Foreclosure Defense: Over-appraisal argument: Why Would They DO that?

> To:
> Subject: Just a thought…opposing arguments
> On the whole idea with an inflated appraisal and the $amount delta between real and legit, if I’m opposing counsel I argue that that the only one an inflated appraisal benefited was the seller of the property, not anyone in the chain of “conspiracy” from mortgage broker to Wall Street, in fact the inflated appraisal increased their clients risk at no benefit…..obviously this may not wash with a condo/developer in bed with broker/appraiser conspiring to sell units but may be valid argument in typical homeowner sale


Dear Rainmaker: Look a the Bill Moyers piece on the blog and you’ll see the counter arguments.

It’s true that the seller benefited if his/her timing was right. But chances are he turned around and bought some other house at an equally inflated price and THEN took the same loss everyone else did.

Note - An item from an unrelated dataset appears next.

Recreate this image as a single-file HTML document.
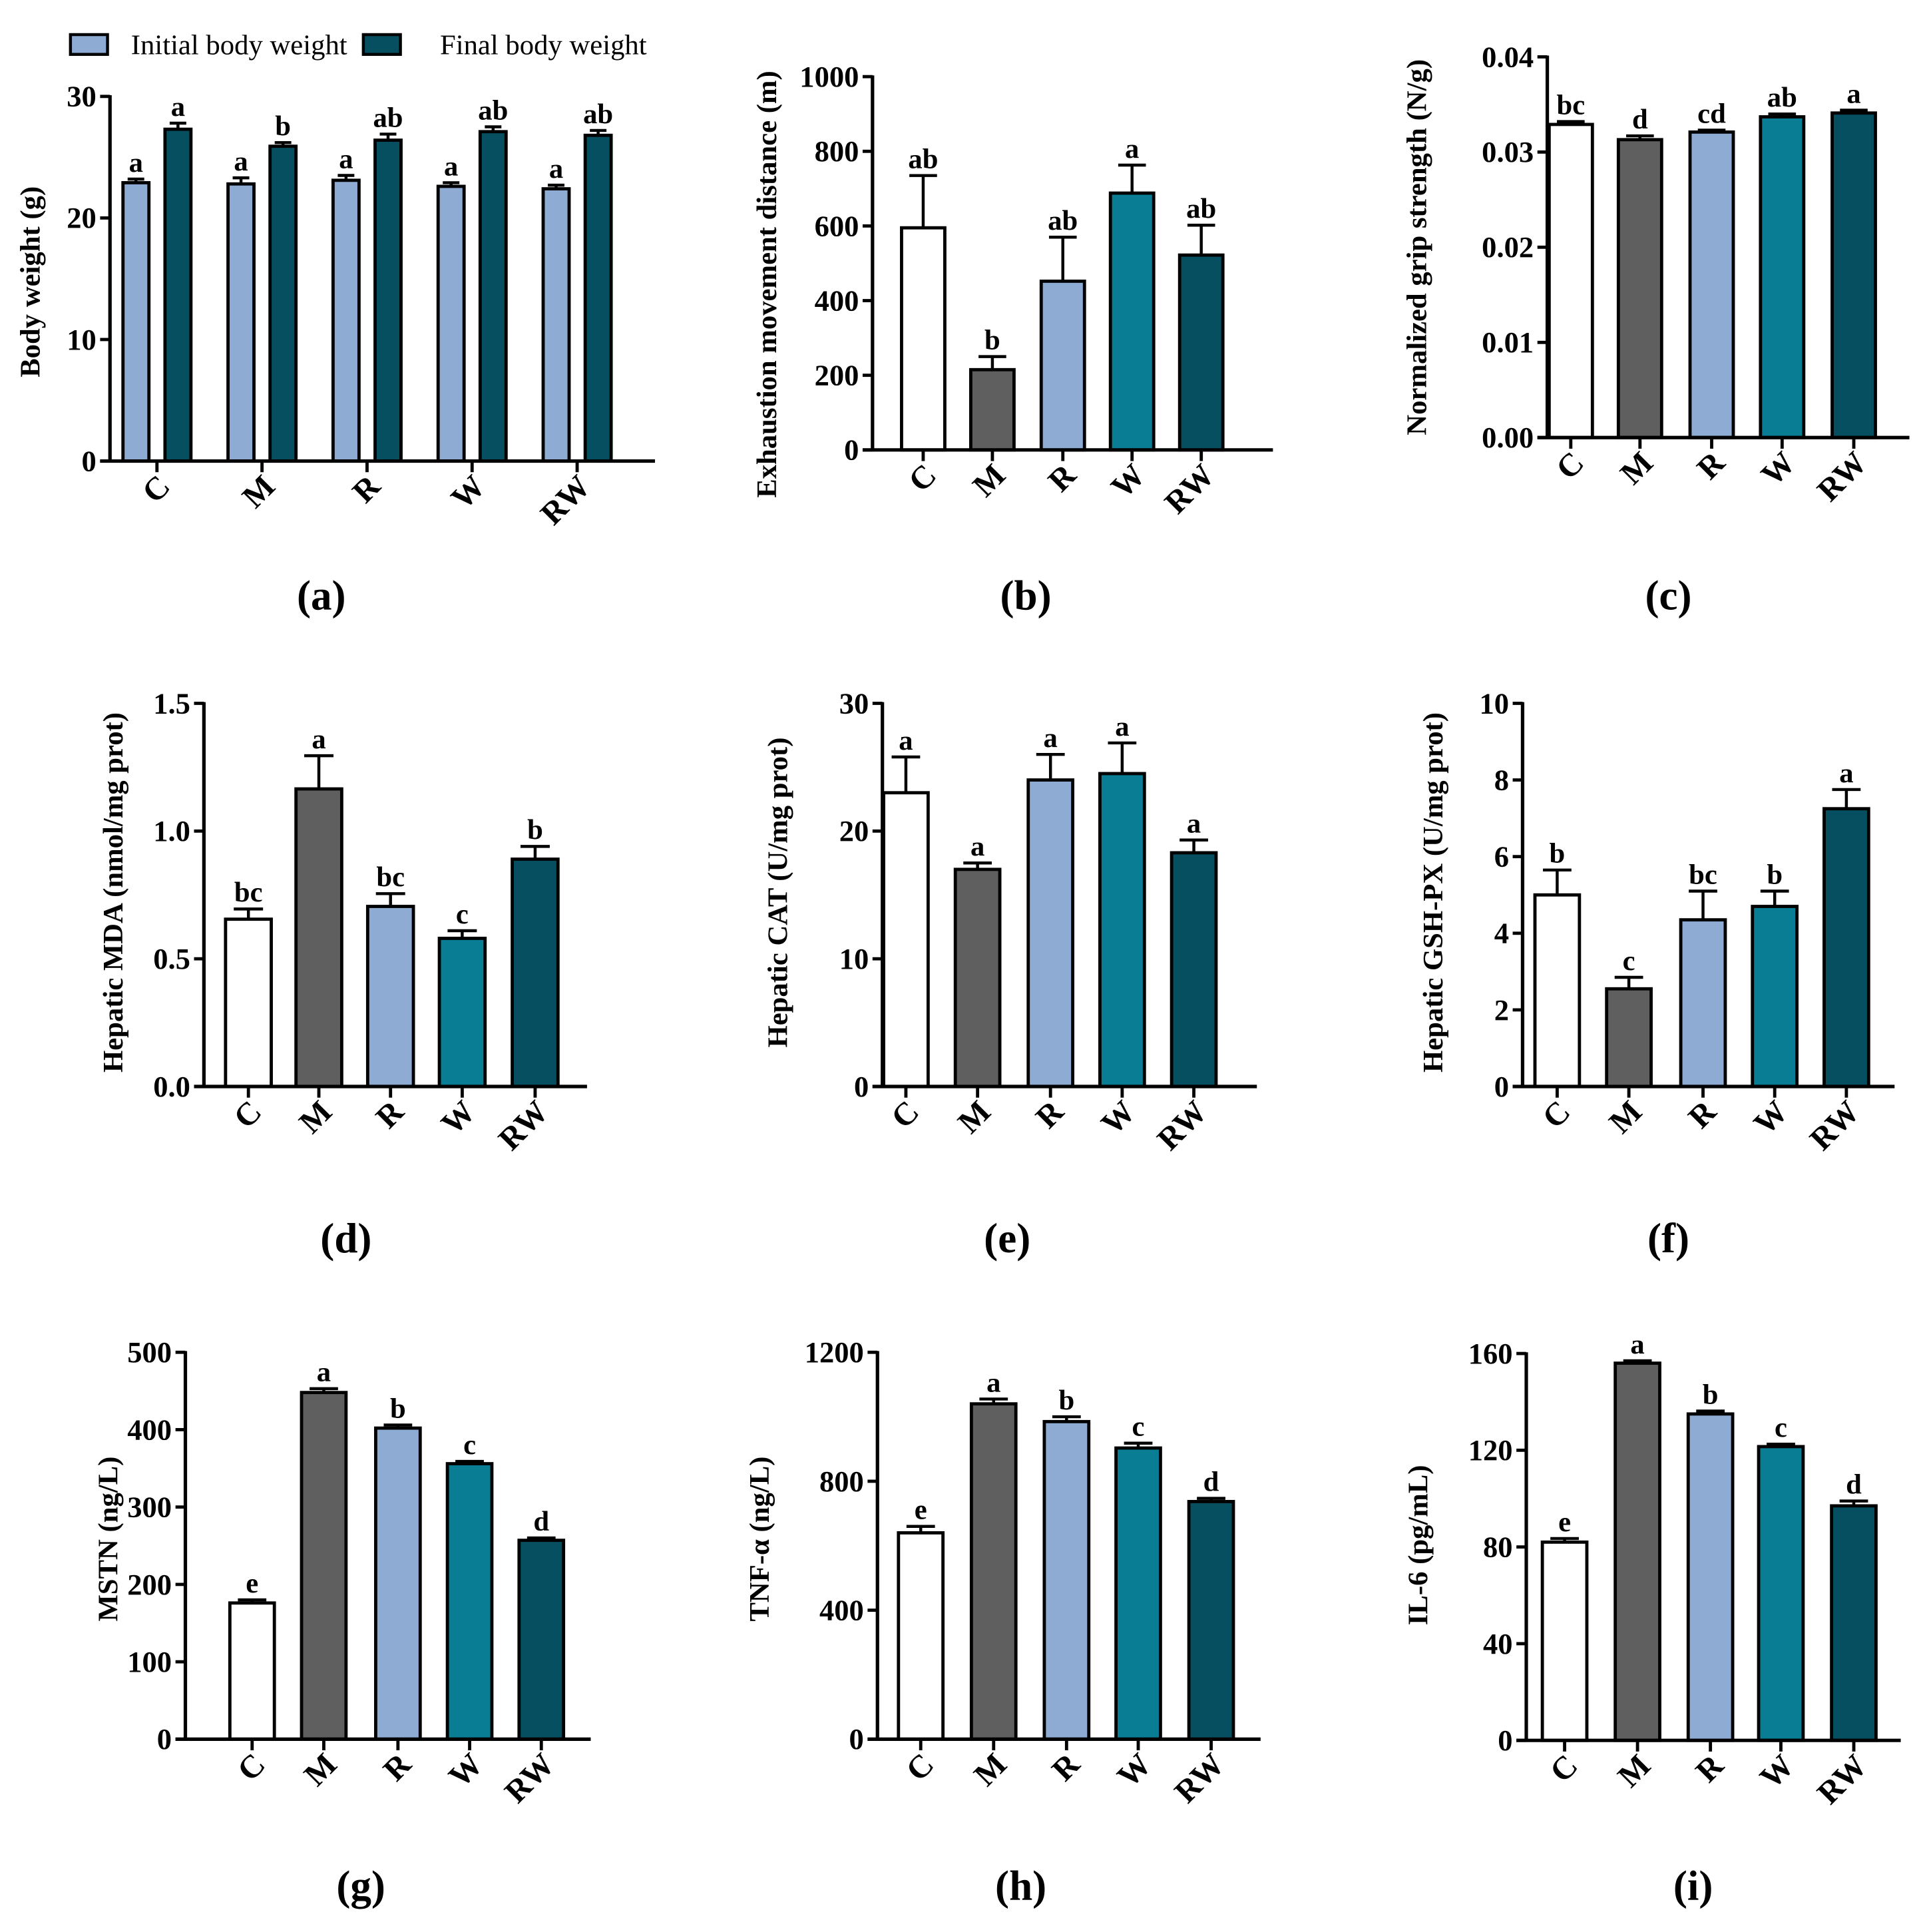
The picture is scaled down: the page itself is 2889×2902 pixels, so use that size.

In any event, the intent of the Wall $treet parties involved here was to get rid of the cash that was flooding in from investors all over the world, trillions and trillions of dollars of it — far in excess of any normal demand for mortgage loans.

So they had to create a euphoric bubble with the full complicity of developers, who dutifully raised prices every couple of months to give the people who bought the misimpression their house was going up in value and the misimpression to people who were thinking of moving that they better do it fast before the prices go out of reach. In the sales pitch it was the same as the car business. They switched from the price of the asset to the cost of the payment. You can afford $300 per month, can’t you? Yes. Well that’s it, what do you care about the rest of the numbers? If things get tight, you’ll be able to refi at an even higher price and pull out even more money.

The reason for the up market was two-fold — (a) it created demand where there wouldn’t be any because we had a situation of money looking for people not people looking for houses and (2) the higher the price the faster the money could be deployed. Brown’s suit in California says that Countrywide had a quota of 80 loans per day per “mortgage specialist”. So break that day down and see how much time was spent considering the character and qualities of the loan applicant after the socializing was over. 3 minutes, if that?

No, the seller got screwed just like everyone else did, but one step removed. After he “made” all that oney in a resale, he bought a house that plummeted in value. The developer was the only one who made out, but they got ahead of themselves just like the investment bankers etc., who started sucking on thier own exhaust and holding “inventory”.

As to the no benefit argument, you miss the point. They had no risk and ONLY benefit. Wall Street makes money when it moves from one place to another. Here the money moved from investors to home sellers and homeowners (refis). The certificates on asset backed securities (mortgage backed securities) sold to the investors had a premium so great that they could pay premiums all the way down the chain and pay bonuses and kickbacks that were undisclosed.

When the deals tanked who really bites the bullet? The source of funding (investors) and the people who did it to them when the investors start making their claims. Over appraisal was absolutely required because the fundamentals were not there. So appraisers used the developer hatched pricing scheme to justify unjustifiable appraisals. Even an amateur would examine things pretty closely if the same house was selling for $250,000 last year and now has a purchase price of $375,000. Any lay person if they were asked to fund that mortgage would say, wait a minute, how stable is that price?

In the end it was the same thing on both ends of the transaction. They lied to the investors with false desciptions of the underlying “assets” and false descriptions of the actual investment, and false pricing supported by false “independent” ratings and false insurance. They lied to the borowers with false description of the underlying assets to the mortgage, and false descriptions of the actual investment and loan documents, and false pricing supported by false “independent” appraisals and false assurances of future prices.